EN UNA OCASIÓN, un hombre poderoso, funcionario real de alto rango, le pide a Jesús que vaya con él a Cafarnaún para curar a su hijo gravemente enfermo. Su fe y su esperanza son todavía débiles, pero en su amor de padre no quiere dejar de intentar cualquier cosa para ayudar a su hijo. Por eso, ha recorrido los más de treinta kilómetros entre Cafarnaún y Caná, para ir a buscar a este Maestro del que le han asegurado que hace milagros nunca vistos.
El Señor se hace un poco de rogar, lamentándose serenamente de la incredulidad que encontraba en Galilea: todos deseaban ver signos y prodigios, pero no estaban tan dispuestos a acoger su palabra ni a convertirse. Aquel hombre insiste y, sobre todo, empieza poco a poco a creer de verdad, como muestra su dócil obediencia a lo que Jesús le indica: «Vete, tu hijo está vivo» (Jn 4,50). Mientras regresa presuroso a Cafarnaún, sus servidores le salen al encuentro con la noticia de que el niño se encuentra bien. «Y creyó él y toda su casa» (Jn 4,53), concluye el evangelista.

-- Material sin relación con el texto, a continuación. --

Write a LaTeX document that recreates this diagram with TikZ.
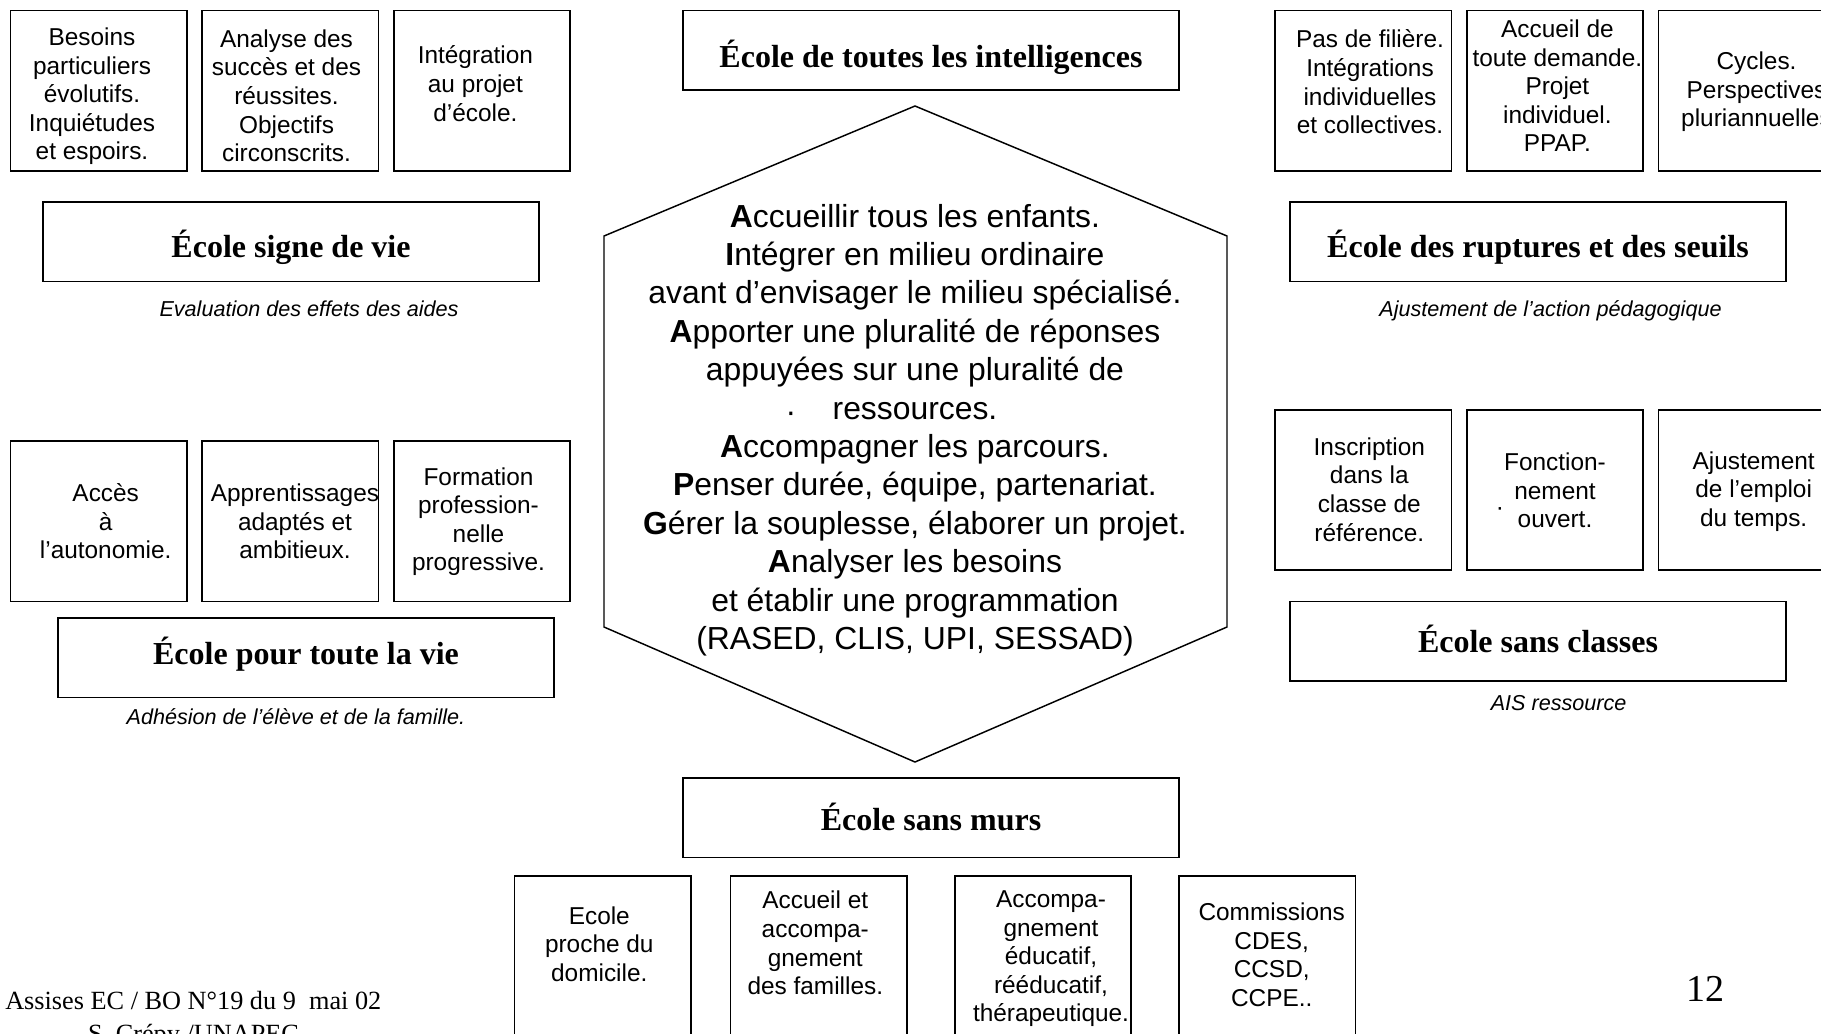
\documentclass[tikz,border=0pt]{standalone}
\usepackage{fontspec}
\setmainfont{Liberation Serif}
\setsansfont{Liberation Sans}
\newfontfamily\arialf{Liberation Sans}
\newfontfamily\timesf{Liberation Serif}
\begin{document}
\begin{tikzpicture}[x=0.75pt, y=-0.75pt,
  frame/.style={draw=black, line width=1.3pt, inner sep=0pt, outer sep=0pt, anchor=north west},
  smallbox/.style={frame, minimum width=132.4pt, minimum height=120.2pt},
  tallbox/.style={frame, minimum width=132.4pt, minimum height=190pt},
  titlebox/.style={frame, minimum width=372pt, minimum height=59.6pt},
  titletext/.style={font=\timesf\bfseries\fontsize{24}{28}\selectfont, inner sep=0pt},
  btext/.style={align=center, font=\arialf\fontsize{18.3}{21.4}\selectfont, inner sep=0pt},
  captext/.style={font=\arialf\itshape\fontsize{16.2}{19}\selectfont, inner sep=0pt},
  hexline/.style={draw=black, line width=1.1pt, line join=miter},
  hextext/.style={align=center, font=\arialf\fontsize{23.9}{28.8}\selectfont, inner sep=0pt},
  foot/.style={font=\timesf\fontsize{19.7}{23}\selectfont, inner sep=0pt}]
\useasboundingbox (0,0) rectangle (1821,1033);
\fill[white] (0,0) rectangle (1821,1033);
\clip (0,0) rectangle (1821,1033);

% top-left group
\node[smallbox] (b1) at (10.5,10.5) {};
\node[btext] (t1) at (92,96.5) {Besoins\\particuliers\\évolutifs.\\Inquiétudes\\et espoirs.};
\node[smallbox] (b2) at (202,10.5) {};
\node[btext] (t2) at (286.5,95.8) {Analyse des\\succès et des\\réussites.\\Objectifs\\circonscrits.};
\node[smallbox] (b3) at (393.7,10.5) {};
\node[btext] (t3) at (475.4,83.6) {Intégration\\au projet\\d’école.};
\node[titlebox] (signe) at (43,202) {};
\node[titletext] (signet) at ([yshift=-4.5pt]signe.center) {École signe de vie};
\node[captext] (csigne) at (309,309) {Evaluation des effets des aides};

% top center
\node[titlebox] (intel) at (683,10.5) {};
\node[titletext] (intelt) at ([yshift=-5.2pt]intel.center) {École de toutes les intelligences};

% top-right group
\node[smallbox] (b4) at (1275,10.5) {};
\node[btext] (t4) at (1370,81.9) {Pas de filière.\\Intégrations\\individuelles\\et collectives.};
\node[smallbox] (b5) at (1466.8,10.5) {};
\node[btext] (t5) at (1557.4,86) {Accueil de\\toute demande.\\Projet\\individuel.\\PPAP.};
\node[smallbox] (b6) at (1658.5,10.5) {};
\node[btext] (t6) at (1756.5,92) {Cycles.\\Perspectives\\pluriannuelles};
\node[titlebox] (rupt) at (1290,202) {};
\node[titletext] (ruptt) at ([yshift=-3.8pt]rupt.center) {École des ruptures et des seuils};
\node[captext] (crupt) at (1550.5,311) {Ajustement de l’action pédagogique};

% middle-left group
\node[smallbox] (b7) at (10.5,441.3) {};
\node[btext] (t7) at (105.7,521.5) {Accès\\à\\l’autonomie.};
\node[smallbox] (b8) at (202,441.3) {};
\node[btext] (t8) at (295,521.5) {Apprentissages\\adaptés et\\ambitieux.};
\node[smallbox] (b9) at (393.7,441.3) {};
\node[btext] (t9) at (478.5,521.5) {Formation\\profession-\\nelle\\progressive.};
\node[titlebox] (vie) at (58,618) {};
\node[titletext] (viet) at ([yshift=2.5pt]vie.center) {École pour toute la vie};
\node[captext] (cvie) at (296,716.6) {Adhésion de l’élève et de la famille.};

% middle-right group
\node[smallbox] (b10) at (1275,410) {};
\node[btext] (t10) at (1369.3,489.5) {Inscription\\dans la\\classe de\\référence.};
\node[smallbox] (b11) at (1466.8,410) {};
\node[btext] (t11) at (1555,490.7) {Fonction-\\nement\\ouvert.};
\node[btext] (d11) at (1500,512) {·};
\node[smallbox] (b12) at (1658.5,410) {};
\node[btext] (t12) at (1753.7,491.3) {Ajustement\\de l’emploi\\du temps.};
\node[titlebox] (classes) at (1290,601.6) {};
\node[titletext] (classest) at ([yshift=2pt]classes.center) {École sans classes};
\node[captext] (cclasses) at (1558.6,702.6) {AIS ressource};

% hexagon
\coordinate (h1) at (915,106);
\coordinate (h2) at (1227,236);
\coordinate (h3) at (1227,627);
\coordinate (h4) at (915,762);
\coordinate (h5) at (604,627);
\coordinate (h6) at (604,236);
\draw[hexline] (h1) -- (h2) -- (h3) -- (h4) -- (h5) -- (h6) -- cycle;
\node[hextext] (hex) at (915,430) {{\bfseries A}ccueillir tous les enfants.\\
{\bfseries I}ntégrer en milieu ordinaire\\
avant d’envisager le milieu spécialisé.\\
{\bfseries A}pporter une pluralité de réponses\\
appuyées sur une pluralité de\\
ressources.\\
{\bfseries A}ccompagner les parcours.\\
{\bfseries P}enser durée, équipe, partenariat.\\
{\bfseries G}érer la souplesse, élaborer un projet.\\
{\bfseries A}nalyser les besoins\\
et établir une programmation\\
(RASED, CLIS, UPI, SESSAD)};
\node[hextext] (hdot) at (791,417) {·};

% bottom group
\node[titlebox] (murs) at (683,778) {};
\node[titletext] (murst) at ([yshift=0.5pt]murs.center) {École sans murs};
\node[tallbox] (bb1) at (514.5,876) {};
\node[btext] (tb1) at (599.3,944.2) {Ecole\\proche du\\domicile.};
\node[tallbox] (bb2) at (730.5,876) {};
\node[btext] (tb2) at (815.3,943) {Accueil et\\accompa-\\gnement\\des familles.};
\node[tallbox] (bb3) at (954.7,876) {};
\node[btext] (tb3) at (1051,958.8) {Accompa-\\gnement\\éducatif,\\rééducatif,\\thérapeutique.};
\node[tallbox] (bb4) at (1179,876) {};
\node[btext] (tb4) at (1271.7,954.7) {Commissions\\CDES,\\CCSD,\\CCPE..};

% footer
\node[foot, anchor=base west] (foot1) at (5,1009) {Assises EC / BO N°19 du 9\ \ mai 02};
\node[foot, anchor=base] (foot2) at (193.5,1042) {S. Crépy /UNAPEC};
\node[font=\timesf\fontsize{28.5}{30}\selectfont, inner sep=0pt] (page) at (1705,989) {12};
\end{tikzpicture}
\end{document}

El Señor nos quiere curar, como al hijo del funcionario real, liberándonos de nuestras esclavitudes y perdonando nuestros pecados. Y nos pide lo mismo: creer. «La fe es dejar sitio a ese amor de Dios, dejar sitio al poder de Dios, pero no al poder de alguien muy poderoso, sino al poder de alguien que me quiere, que está enamorado de mí y quiere vivir la alegría conmigo. Eso es la fe. Eso es creer: dejar sitio al Señor para que venga y me cambie»4. Podemos pedir a nuestra Madre que nos ayude a tener, como ella, una fe grande, disponible y humilde, para que el Señor pueda llenarnos con su gracia.